Vectors that spread malaria: introduction to the microbiome-science of mosquitoes
Author(s): KR Padma, KR Don, B Dinesh and D Karthikeyan
Abstract: Amongst six main mosquito species, Anopheles minimus responsible for transmitting malaria in India. Anopheles minimus is predominant in India particularly northeastern regions and is most accountable for focal infection outbursts marked by an increase in Plasmodium falciparum diseases, and further deaths that can be directly linked to them. According to genetic analysis, Anopheles minimus (formerly species A) is the most common species occurring in India, involving the north-eastern provinces and the East-central Odisha state, out of the three species that make up the Minimus Complex, which is distributed throughout Asia. It is documented throughout the year and explains perennial transmission as shown by records of sporozoite infections. This species has been observed spawning year-round in slow-moving seepage water streams. It is also primarily endophilic and endophagic. Malaria is still a serious public health concern in many parts of the world, especially in tropical areas. It is a vector-borne infectious disease. The protozoan parasite Plasmodium, which causes malaria, is spread via the bite of female Anopheles mosquitoes carrying the infection.

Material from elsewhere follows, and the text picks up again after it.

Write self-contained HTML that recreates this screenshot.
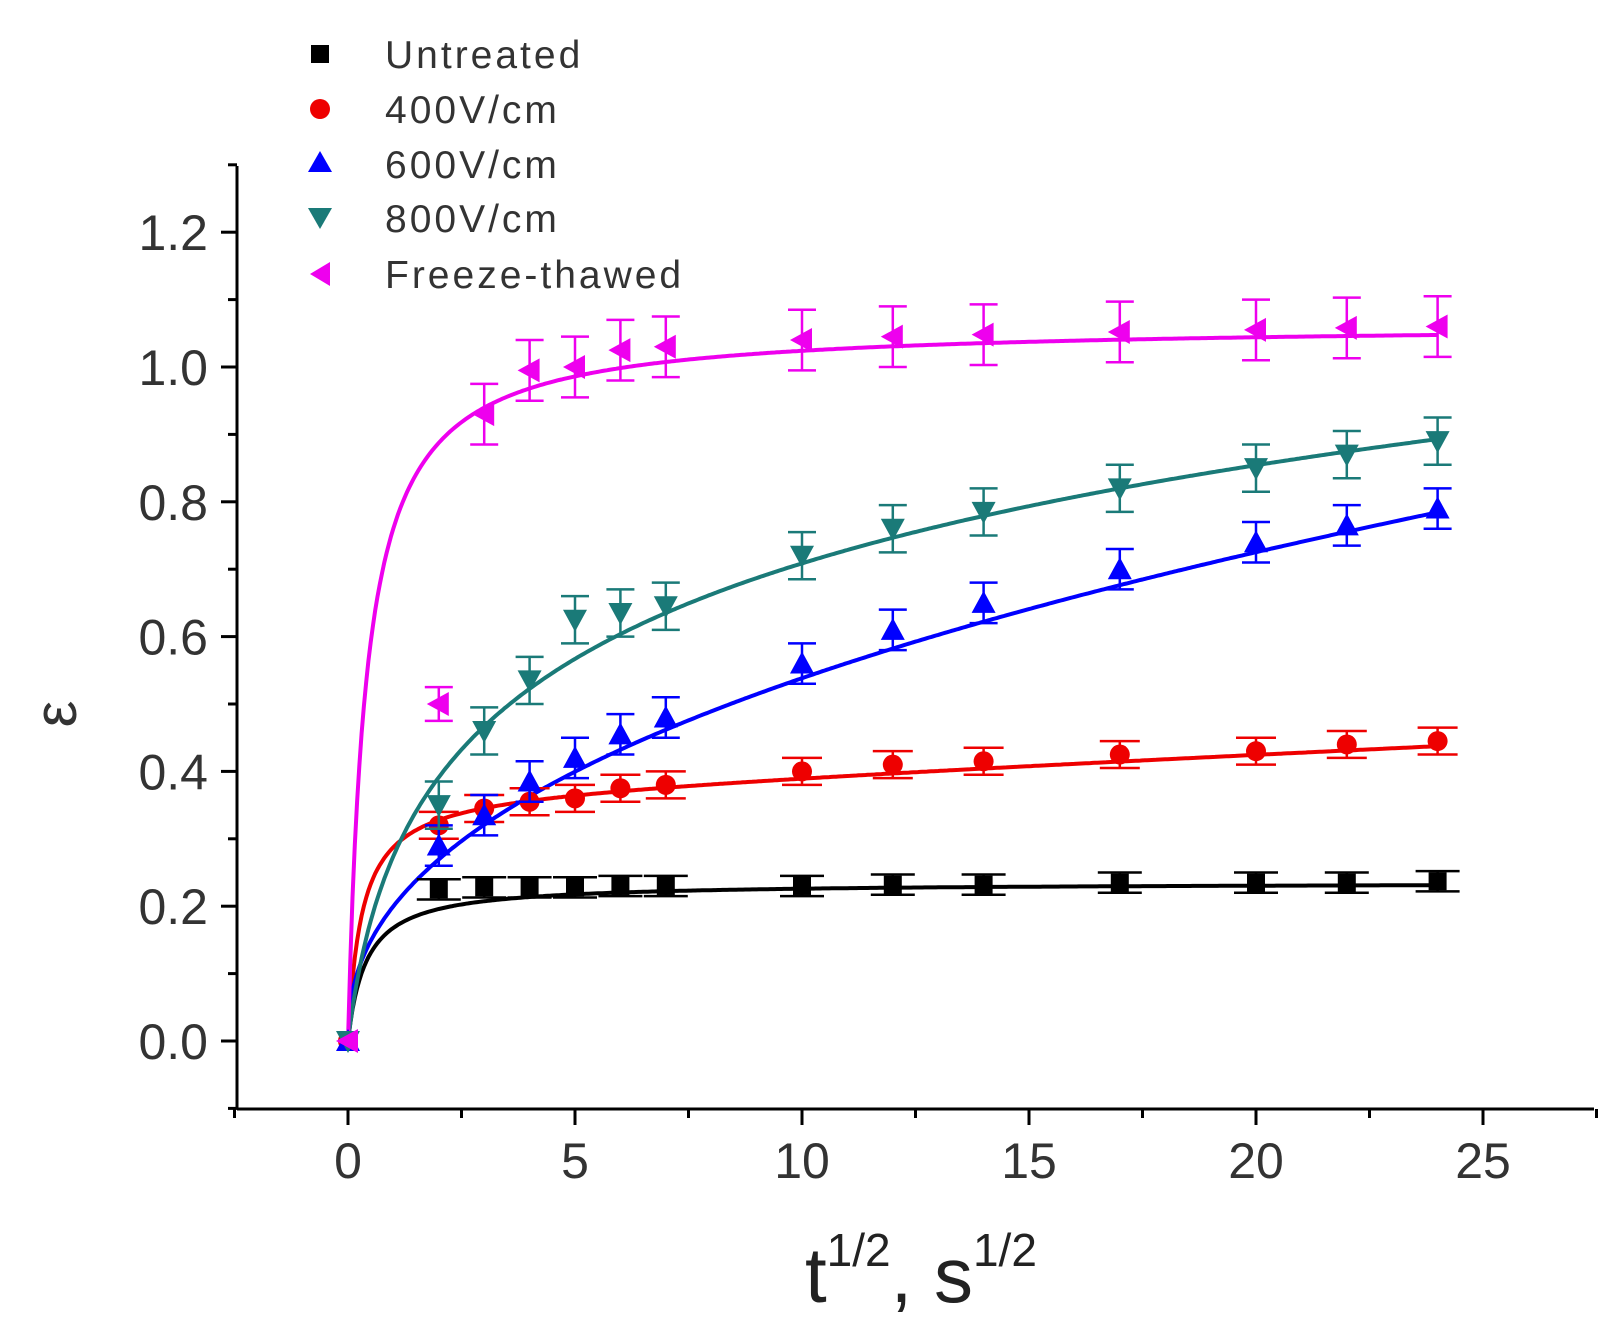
<!DOCTYPE html>
<html><head><meta charset="utf-8"><style>
html,body{margin:0;padding:0;background:#fff;}
svg{display:block;font-family:"Liberation Sans",Arial,sans-serif;}
</style></head><body>
<svg id="s" width="1615" height="1335" viewBox="0 0 1615 1335" xmlns="http://www.w3.org/2000/svg">
<g id="axes" stroke="#000" stroke-width="3" fill="none">
<line x1="237" y1="166" x2="237" y2="1109"/>
<line x1="237" y1="1109" x2="1594" y2="1109"/>
</g>
<g id="ticks"></g>
<g id="curves"></g>
<g id="pts"></g>
<g font-size="50" fill="#333" text-anchor="end" id="ylab"></g>
<g font-size="50" fill="#333" text-anchor="middle" id="xlab"></g>
<text x="60" y="714" font-size="60" fill="#333" text-anchor="middle" transform="rotate(-90 60 714)" dominant-baseline="middle">ε</text>
<text x="805" y="1302" font-size="78" fill="#222">t<tspan font-size="46" dy="-36">1/2</tspan><tspan dy="36">, s</tspan><tspan font-size="46" dy="-36">1/2</tspan></text>
<g font-size="39" fill="#333" letter-spacing="3">
<rect x="311" y="45" width="18" height="18" fill="#000"/>
<text x="385" y="68">Untreated</text>
<circle cx="320" cy="109" r="10" fill="#e00"/>
<text x="385" y="123">400V/cm</text>
<polygon points="308,172 332,172 320,151" fill="#00f"/>
<text x="385" y="178">600V/cm</text>
<polygon points="308,208 332,208 320,229" fill="#1a7a78"/>
<text x="385" y="232">800V/cm</text>
<polygon points="330,262 330,286 310,274" fill="#e0e"/>
<text x="385" y="288">Freeze-thawed</text>
</g>
</svg>
<script>
var NS="http://www.w3.org/2000/svg";
function X(x){return 348+45.4*x;}function Y(y){return 1041-674*y;}
function el(p,t,a){var e=document.createElementNS(NS,t);for(var k in a)e.setAttribute(k,a[k]);document.getElementById(p).appendChild(e);return e;}
for(var v=-2.5;v<=27.5;v+=2.5){var maj=Math.abs(v%5)<1e-6;el("ticks","line",{x1:X(v),x2:X(v),y1:1109,y2:1109+(maj?16:9),stroke:"#000","stroke-width":3});
 if(maj&&v>=0&&v<=25){var t=el("xlab","text",{x:X(v),y:1178});t.textContent=v;}}
for(var i=-1;i<=13;i++){var y=i/10,maj=i%2==0;el("ticks","line",{x1:237,x2:237-(maj?16:9),y1:Y(y),y2:Y(y),stroke:"#000","stroke-width":3});
 if(maj&&i>=0&&i<=12){var t=el("ylab","text",{x:208,y:Y(y)+18});t.textContent=y.toFixed(1);}}
var xs=[0,2,3,4,5,6,7,10,12,14,17,20,22,24];
var S=[
{c:"#000",m:"sq",e:0.015,cap:22,y:[0,.225,.228,.228,.228,.23,.23,.23,.232,.232,.235,.235,.235,.237],f:function(x){return .235*x/(.4+x);}},
{c:"#e00",m:"ci",e:0.02,cap:20,y:[0,.32,.345,.355,.36,.375,.38,.40,.41,.415,.425,.43,.44,.445],f:function(x){return .37*x/(.3+x)+.003*x;}},
{c:"#00f",m:"up",e:0.03,cap:14,y:[0,.29,.335,.385,.42,.455,.48,.56,.61,.65,.70,.74,.765,.79],f:function(x){return .2*Math.pow(x,.43);}},
{c:"#1a7a78",m:"dn",e:0.035,cap:14,y:[0,.35,.46,.535,.625,.635,.645,.72,.76,.785,.82,.85,.87,.89],f:function(x){return .216*Math.log(1+2.56*x);}},
{c:"#e0e",m:"lt",e:0.045,cap:14,y:[0,.5,.93,.995,1.0,1.025,1.03,1.04,1.045,1.048,1.052,1.055,1.058,1.06],f:function(x){return 1.065*x/(.4+x);}}
];
S.forEach(function(s){var d="";for(var x=0;x<=24.001;x+=0.05){d+=(x==0?"M":"L")+X(x).toFixed(1)+","+Y(s.f(x)).toFixed(1);}
 el("curves","path",{d:d,fill:"none",stroke:s.c,"stroke-width":4});
 xs.forEach(function(x,i){var y=s.y[i],px=X(x),py=Y(y),e=(i==0?0:(x==2&&s.m=="lt"?.025:s.e))*674;
  if(e>0){el("pts","line",{x1:px,x2:px,y1:py-e,y2:py+e,stroke:s.c,"stroke-width":2.5});
   [py-e,py+e].forEach(function(q){el("pts","line",{x1:px-s.cap,x2:px+s.cap,y1:q,y2:q,stroke:s.c,"stroke-width":2.5});});}
  if(s.m=="sq")el("pts","rect",{x:px-9,y:py-9,width:18,height:18,fill:s.c});
  else if(s.m=="ci")el("pts","circle",{cx:px,cy:py,r:10,fill:s.c});
  else if(s.m=="up")el("pts","polygon",{points:(px-12)+","+(py+10)+" "+(px+12)+","+(py+10)+" "+px+","+(py-12),fill:s.c});
  else if(s.m=="dn")el("pts","polygon",{points:(px-12)+","+(py-10)+" "+(px+12)+","+(py-10)+" "+px+","+(py+12),fill:s.c});
  else el("pts","polygon",{points:(px+10)+","+(py-12)+" "+(px+10)+","+(py+12)+" "+(px-12)+","+py,fill:s.c});
 });
});
</script>
</body></html>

Insecticide-treated nets (ITNs) and indoor residual spraying are the major methods used in the control interventions aimed at mosquito vectors that have shown great success over the past 20 years (IRS). Unfortunately, natural mosquito populations are developing resistance to the conventional pesticides now employed in public health, which is impeding the efficacy of the existing vector management measures over the long run. Therefore, it appears vital to enhance vector control strategies through the creation of novel, environmentally friendly methods in order to reach the objective of eliminating malaria. Our review article provides background for describing the biology, information gaps, and possible public health danger of Anopheles viruses.